Author: Jack Kowalski <jack@entropment.com>

This code deliberately treats floating-point behavior (IEEE-754) as a primary algebraic structure, not as an approximation of \mathbb R.

Key design stance:

  1. IEEE-754 arithmetic is NOT assumed to be an implementation of the real numbers \mathbb R. It is treated as a discrete, projective numerical space with:

    • minimal scale \varepsilon (machine epsilon),
    • non-numeric states (NaN, \pm \infty),
    • path-dependent evaluation (ordering matters),
    • loss of global associativity and distributivity.
  2. From this perspective, deviations from \mathbb R are NOT "errors". They are structural properties of the underlying numerical space.

  3. Zero divisors and near-zero states are treated as dynamical objects, not algebraic defects. Under iteration, they may:

    • persist,
    • drift ("crawl") across rounds,
    • fall below \varepsilon and collapse to 0,
    • or escape to NaN,

    depending on the number and coupling of perturbed floating-point operations.

  4. Over \mathbb R, the corresponding algebra (e.g. CD algebras, sedenions) exhibits fixed zero-divisor structure. Over IEEE-754, this structure becomes a pseudo-orbit:

    • deterministic,
    • architecture-consistent,
    • but no longer stationary.
  5. This behavior is EXPECTED and intentional.

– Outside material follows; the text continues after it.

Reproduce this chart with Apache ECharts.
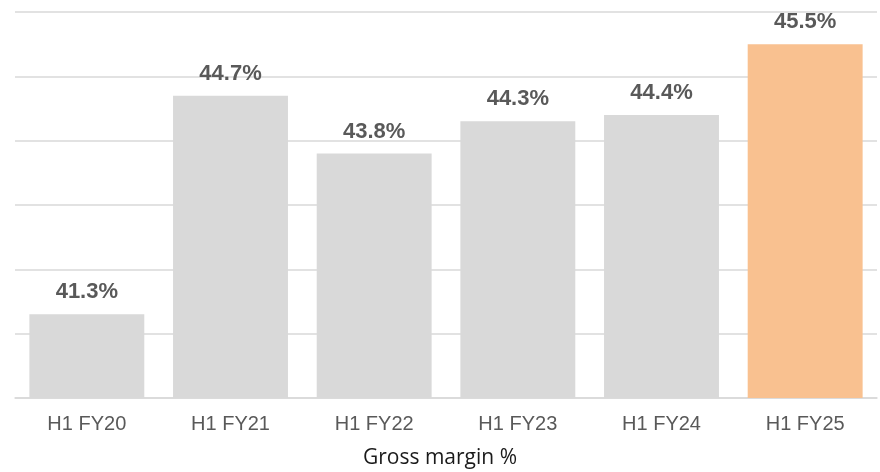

It arises from projecting a continuous algebra with zero divisors onto a discrete numerical lattice with finite mantissa.

  6. The resulting dynamics are:

    • deterministic (no randomness involved),
    • highly stable with respect to rounding modes,
    • sensitive to global scale (mantissa/exponent geometry),
    • and unsuitable for interpretation within classical \mathbb R-based algebra.

This code therefore operates in a different ontological regime: not "real-number algebra with errors", but "projected algebra with intrinsic numerical dynamics".